Russia also has tried to diminish the positive influence of the OSCE, which has played a central role in pressing for free and fair elections throughout the former Soviet Union, in favor of a greater emphasis on security issues.  Russia has suggested that such OSCE “human dimension” operations as the Office for Democratic Institutions and Human Rights and the Office of the High Commissioner for National Minorities should be dealt with by “consensus” among member states, which would empower Moscow to veto any initiative it did not like.  Russia also threatened in October to use a procedural maneuver that effectively would halt rapid progress toward a credible U.N. Human Rights Council to replace the discredited U.N. Commission on Human Rights. 

As for China, its economic growth and quest for natural resources combined with its stated policy of “non-interference in domestic affairs” led to its bolstering of corrupt and repressive regimes in Africa, Latin America, and Asia, to the disadvantage of the people of these regions.  Willing to do business with anyone, the Chinese government threw an economic lifeline to such highly abusive governments as those of Sudan and Zimbabwe.  In purchasing oil and making massive oil-backed loans, Beijing also closed its eyes to corruption on the part of unaccountable governments such as Angola.  This massive infusion of cash helped Angola resist anti-corruption measures sought by the International Monetary Fund.  China provided financial and military support to the Sudanese government even as it was engaged in massive ethnic cleansing in Darfur, while Beijing successfully watered down U.N. Security Council resolutions threatening sanctions against Khartoum for its Darfur atrocities.  The most deprived people of Africa suffered further because Beijing, in its dealings with their governments, showed such indifference to their plight.
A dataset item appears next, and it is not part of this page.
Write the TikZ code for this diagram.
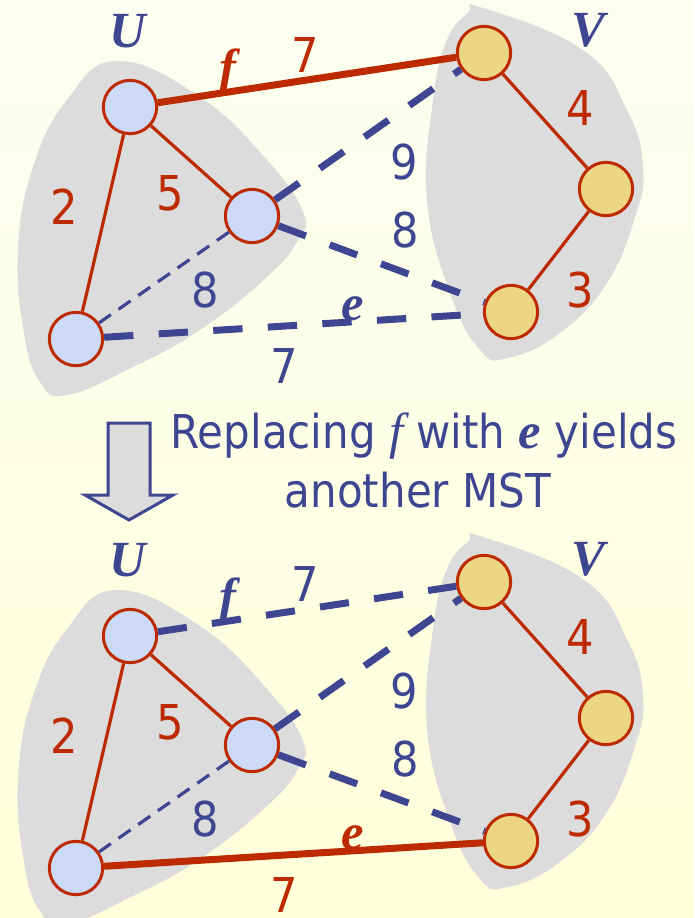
\documentclass[tikz,border=0pt]{standalone}
\usepackage{fontspec}
\setmainfont{DejaVu Sans Condensed}
\newfontfamily\serif{Liberation Serif}

\definecolor{edgered}{RGB}{190,42,0}
\definecolor{edgeblue}{RGB}{62,69,145}
\definecolor{ufill}{RGB}{204,218,248}
\definecolor{vfill}{RGB}{236,214,134}
\definecolor{blobgray}{RGB}{220,220,220}

\begin{document}
\begin{tikzpicture}[x=.75pt, y=.75pt, yscale=-1,
  unode/.style={circle, draw=edgered, line width=2.25pt, fill=ufill,
    minimum size=40pt, inner sep=0pt},
  vnode/.style={unode, fill=vfill},
  treeedge/.style={draw=edgered, line width=2.4pt},
  cutedge/.style={draw=edgered, line width=5.25pt},
  crossedge/.style={draw=edgeblue, line width=5.25pt, dash pattern=on 22pt off 19pt},
  inneredge/.style={draw=edgeblue, line width=2.4pt, dash pattern=on 11pt off 7pt},
  wlabel/.style={font=\fontsize{36}{36}\selectfont, inner sep=1pt},
  setlabel/.style={font=\serif\bfseries\itshape\fontsize{38}{38}\selectfont, text=edgeblue},
  caption/.style={font=\fontsize{35}{40}\selectfont, text=edgeblue, anchor=base}]

  \useasboundingbox (0, 0) rectangle (694, 918);
  \shade[top color={rgb,255:red,252;green,254;blue,240},
         bottom color={rgb,255:red,255;green,255;blue,218}] (0, 0) rectangle (694, 918);

  \def\cluster{%
    \fill[blobgray] plot[smooth cycle, tension=.75] coordinates {
      (117, 61) (200, 97) (267, 160) (303, 212) (298, 240) (267, 277) (200, 330)
      (133, 367) (67, 395) (40, 382) (24, 333) (18, 250) (33, 167) (67, 100)};
    \fill[blobgray] plot[smooth cycle, tension=.75] coordinates {
      (483, 8) (583, 50) (627, 110) (643, 167) (635, 217) (607, 283) (560, 333)
      (508, 358) (480, 350) (450, 293) (427, 200) (433, 100) (447, 40) (468, 13)};
    \node[setlabel] (U) at (128, 31) {U};
    \node[setlabel] (V) at (588, 30) {V};
    \node[unode] (u1) at (130, 107) {};
    \node[unode] (u2) at (252, 216) {};
    \node[unode] (u3) at (76, 339) {};
    \node[vnode] (v1) at (484, 53) {};
    \node[vnode] (v2) at (606, 189) {};
    \node[vnode] (v3) at (511, 312) {};
    \draw[treeedge] (u1) -- (u3);
    \draw[treeedge] (u1) -- (u2);
    \draw[treeedge] (v1) -- (v2);
    \draw[treeedge] (v2) -- (v3);
    \draw[inneredge] (u2) -- (u3);
    \draw[crossedge] (u2) -- (v1);
    \draw[crossedge] (u2) -- (v3);
    \node[wlabel, text=edgered] (w2) at (64, 207) {2};
    \node[wlabel, text=edgered] (w5) at (170, 193) {5};
    \node[wlabel, text=edgered] (w4) at (580, 108) {4};
    \node[wlabel, text=edgered] (w3) at (580, 290) {3};
    \node[wlabel, text=edgeblue] (w8a) at (205, 290) {8};
    \node[wlabel, text=edgeblue] (w9) at (404, 162) {9};
    \node[wlabel, text=edgeblue] (w8b) at (405, 230) {8};
  }

  \begin{scope}
    \cluster
    \draw[cutedge] (u1) -- (v1);
    \draw[crossedge] (u3) -- (v3);
    \node[setlabel, text=edgered] (f) at (228, 72) {f};
    \node[wlabel, text=edgered] (wf) at (305, 55) {7};
    \node[setlabel] (e) at (353, 309) {e};
    \node[wlabel, text=edgeblue] (we) at (284, 366) {7};
  \end{scope}

  \begin{scope}[shift={(0, 529)}]
    \cluster
    \draw[crossedge] (u1) -- (v1);
    \draw[cutedge] (u3) -- (v3);
    \node[setlabel] (f) at (228, 72) {f};
    \node[wlabel, text=edgeblue] (wf) at (305, 55) {7};
    \node[setlabel, text=edgered] (e) at (353, 309) {e};
    \node[wlabel, text=edgered] (we) at (284, 366) {7};
  \end{scope}

  \draw[edgeblue, line width=2.25pt, fill=blobgray, line join=miter]
    (108, 423) -- (150, 423) -- (150, 495) -- (173, 495) -- (129, 520)
    -- (85, 495) -- (108, 495) -- cycle;
  \node[caption] (line1) at (424, 448)
    {Replacing {\serif\itshape\fontsize{38}{38}\selectfont f} with
     {\serif\bfseries\itshape\fontsize{38}{38}\selectfont e} yields};
  \node[caption] (line2) at (418, 507) {another MST};

\end{tikzpicture}
\end{document}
Increasingly China is a donor as well, but without the concomitant pressure to respect human rights that, at least theoretically, accompanies Western aid.  As President Hu put it: “Providing African countries with aid without any political strings… is an important part of China’s policy towards Africa.” China’s view that human rights conditions constitute unjustified political interference significantly reduces the chance that its aid will benefit those people who need it most.